Sound healing is a complementary practice that uses sound frequencies — from Tibetan singing bowls, gongs, tuning forks, voice and other instruments — to induce deep relaxation and support nervous system balance. It is not a medical therapy and does not diagnose or cure disease.
How does sound healing work on the body?
Sound travels through tissue as physical vibration. At certain frequencies, this vibration stimulates the parasympathetic nervous system — the 'rest and digest' response — reducing cortisol, lowering heart rate and inducing a state similar to deep meditation. The available research shows measurable effects on relaxation and pain perception, though studies are still limited in scale.
What is a sound bath?
A sound bath is the most common group format of sound healing. Participants lie down in a circle while the practitioner plays singing bowls, gongs and other instruments, creating a 'bath' of sound around them. It can be attended in person or online.

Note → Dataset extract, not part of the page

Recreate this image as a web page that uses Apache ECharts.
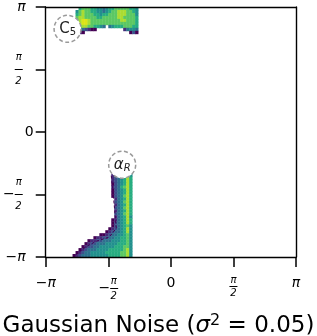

Does sound healing really work?
For relaxation and acute stress reduction, the evidence is encouraging: several controlled studies show significant reductions in anxiety and muscular tension after sound bath sessions. For specific medical conditions, the evidence is insufficient. Sound healing is best described as an effective relaxation practice, not a clinical treatment.
Is sound healing safe?
Sound healing is non-invasive and generally considered very low-risk. The main contraindications are epilepsy (if combined with flashing lights), cochlear implants, or significant hearing sensitivity — in these cases, consult your doctor first. It does not replace medical or psychological care.
How many sound healing sessions do I need?
There is no fixed number. Many people notice a clear effect from a single session. For chronic stress patterns, a series of four to six sessions spaced weekly tends to produce more lasting results. The practice can also be used on an as-needed basis — before an important event, during a demanding period, or simply as regular maintenance.